If there's one thing I always used to feel terrible about, it was having sex with my ex-girlfriend even after she got married. That's been a couple of years now, and for the longest time I didn't regard that as the brightest moment I'd ever had. Alas, things have changed and so has my perspective, and now I have absolutely no shame over that incident or the other probable incidents of sleeping with married/committed women
(I've slept with close to 60 people in the past two years, most of them only once, odds are at least a couple were married).

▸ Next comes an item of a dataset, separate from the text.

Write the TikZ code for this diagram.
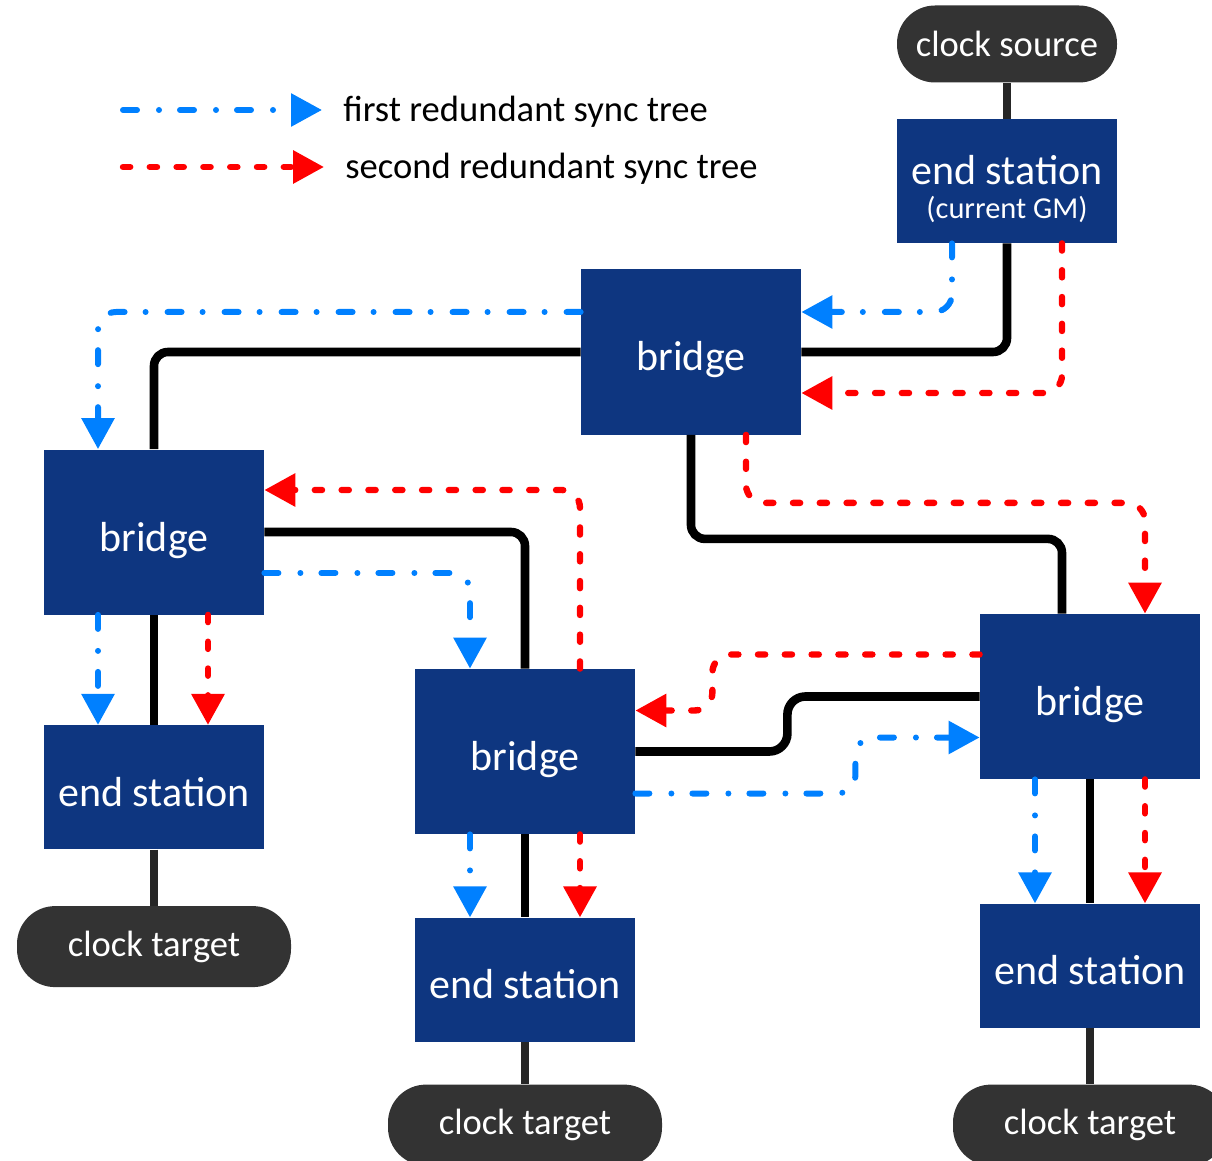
\documentclass[tikz,border=0pt]{standalone}
\usepackage{fontspec}
\setmainfont{Carlito}
\usetikzlibrary{positioning,arrows.meta}

\definecolor{netblue}{RGB}{14,54,128}
\definecolor{pillgray}{RGB}{51,51,51}
\definecolor{treeblue}{RGB}{0,128,255}
\definecolor{treered}{RGB}{255,0,0}

\begin{document}
\begin{tikzpicture}[x=0.5pt, y=-0.5pt]
\tikzset{
    netbox/.style={rectangle, fill=netblue, text=white, text centered, inner sep=0pt, text height=19pt, text depth=0pt, minimum width=110pt, font=\fontsize{21}{25}\selectfont},
    bridgebox/.style={netbox, minimum height=82.5pt},
    stationbox/.style={netbox, minimum height=62pt},
    clockpill/.style={rectangle, rounded corners=19pt, fill=pillgray, text=white, text centered, inner sep=0pt, minimum width=137pt, minimum height=40.5pt, font=\fontsize{18.3}{22}\selectfont},
    legendtext/.style={anchor=west, inner xsep=10.5pt, font=\fontsize{18.3}{22}\selectfont},
    wire/.style={draw=black, line width=4.3pt, rounded corners=7pt},
    pillwire/.style={draw=black!85, line width=4pt},
    treeone/.style={draw=treeblue, line width=3pt, line cap=round, rounded corners=9pt, dash pattern=on 7pt off 11pt on 0pt off 10.5pt, -{Triangle[length=15.5pt, width=16pt, fill=treeblue]}},
    treetwo/.style={draw=treered, line width=3.2pt, line cap=round, rounded corners=9pt, dash pattern=on 3.6pt off 9.8pt, -{Triangle[length=15.5pt, width=16pt, fill=treered]}}
}
\useasboundingbox (0,0) rectangle (1212,1161);

% nodes
\node[clockpill, minimum width=110pt, minimum height=38.5pt] (src) at (1007,44) {clock source};
\node[stationbox, align=center, text height=38pt] (gm) at (1007,181) {end station\\[-8pt]{\fontsize{15.2}{18}\selectfont (current GM)}};
\node[bridgebox] (bt) at (691,352) {bridge};
\node[bridgebox] (bl) at (154,532) {bridge};
\node[stationbox, below=55pt of bl] (esl) {end station};
\node[clockpill, below=28pt of esl] (ctl) {clock target};
\node[bridgebox] (bm) at (525,751.5) {bridge};
\node[stationbox, below=41.5pt of bm] (esm) {end station};
\node[clockpill, below=21pt of esm] (ctm) {clock target};
\node[bridgebox] (br) at (1090,696.5) {bridge};
\node[stationbox, below=62pt of br] (esr) {end station};
\node[clockpill, below=28pt of esr] (ctr) {clock target};

% legend
\coordinate (l1) at (123,110);
\coordinate (l2) at (123,167);
\node[legendtext] (leg1) at (322,112) {first redundant sync tree};
\node[legendtext] (leg2) at (324,169) {second redundant sync tree};
\draw[treeone] (l1) -- (l1 -| leg1.west);
\draw[treetwo] (l2) -- (l2 -| leg2.west);

% wires
\draw[pillwire] (src) -- (gm);
\draw[pillwire] (esl) -- (ctl);
\draw[pillwire] (esm) -- (ctm);
\draw[pillwire] (esr) -- (ctr);
\draw[wire] (gm.south) |- (bt.east);
\draw[wire] (bt.west) -| (bl.north);
\draw[wire] (bt.south) -- ++(0,104) -| ([xshift=-14pt]br.north);
\draw[wire] (bl.east) -| (bm.north);
\draw[wire] (bl) -- (esl);
\draw[wire] (bm) -- (esm);
\draw[wire] (br) -- (esr);
\draw[wire, rounded corners=9pt] (br.west) -| ([xshift=76pt]bm.east) -- (bm.east);

% first tree
\draw[treeone] ([xshift=-27.5pt]gm.south) |- ([yshift=20pt]bt.east);
\draw[treeone] ([yshift=20pt]bt.west) -| ([xshift=-28pt]bl.north);
\draw[treeone] ([yshift=-20.5pt]bl.east) -| ([xshift=-27.5pt]bm.north);
\draw[treeone] ([xshift=-28pt]bl.south) -- ([xshift=-28pt]esl.north);
\draw[treeone] ([yshift=-21pt]bm.east) -- ++(220,0) |- ([yshift=-20.5pt]br.west);
\draw[treeone] ([xshift=-27.5pt]bm.south) -- ([xshift=-27.5pt]esm.north);
\draw[treeone] ([xshift=-27.5pt]br.south) -- ([xshift=-27.5pt]esr.north);

% second tree
\draw[treetwo] ([xshift=27.5pt]gm.south) |- ([yshift=-20.5pt]bt.east);
\draw[treetwo] ([xshift=27.5pt]bt.south) -- ++(0,68) -| ([xshift=27.5pt]br.north);
\draw[treetwo] ([xshift=27.5pt]bm.north) |- ([yshift=21pt]bl.east);
\draw[treetwo] ([xshift=27pt]bl.south) -- ([xshift=27pt]esl.north);
\draw[treetwo] ([yshift=21pt]br.west) -| ([xshift=38.5pt,yshift=20.5pt]bm.east) -- ([yshift=20.5pt]bm.east);
\draw[treetwo] ([xshift=27.5pt]bm.south) -- ([xshift=27.5pt]esm.north);
\draw[treetwo] ([xshift=27.5pt]br.south) -- ([xshift=27.5pt]esr.north);

\end{tikzpicture}
\end{document}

Anyway, after another person and I had a conversation about that, I've come to the realization that it's not really my fault or the blame is not to be placed on me for incidents like that happening
. If they don't volunteer the information that they're married/committed, or if they do but they insist on fucking anyway, who am I to blame? What's it on me? They're the ones that are cheating, not me.
I'm just single and unattached. Besides, if they're leading me on like that, chances are they'd cheat anyway, so if they're going to cheat it might as well be with me! At least I get some action that way vs. them cheating with someone else; then I get no action.
Now, none of this is to say I'd intentionally lead on a married/committed individual, because I wouldn't. If I knew an individual was married/committed, whether through observation, the grapevine, or they directly tell me they are, I wouldn't dream of trying to convince them to cheat on their partners with me.
As much as I reject the notion of monogamy and think monogamy is totally stupid, if some people want to do things that way, then fine. I can always find someone else. But if they initiate and/or consent without volunteering the information that they're married and/or committed, well, then it's game on.Thoughts?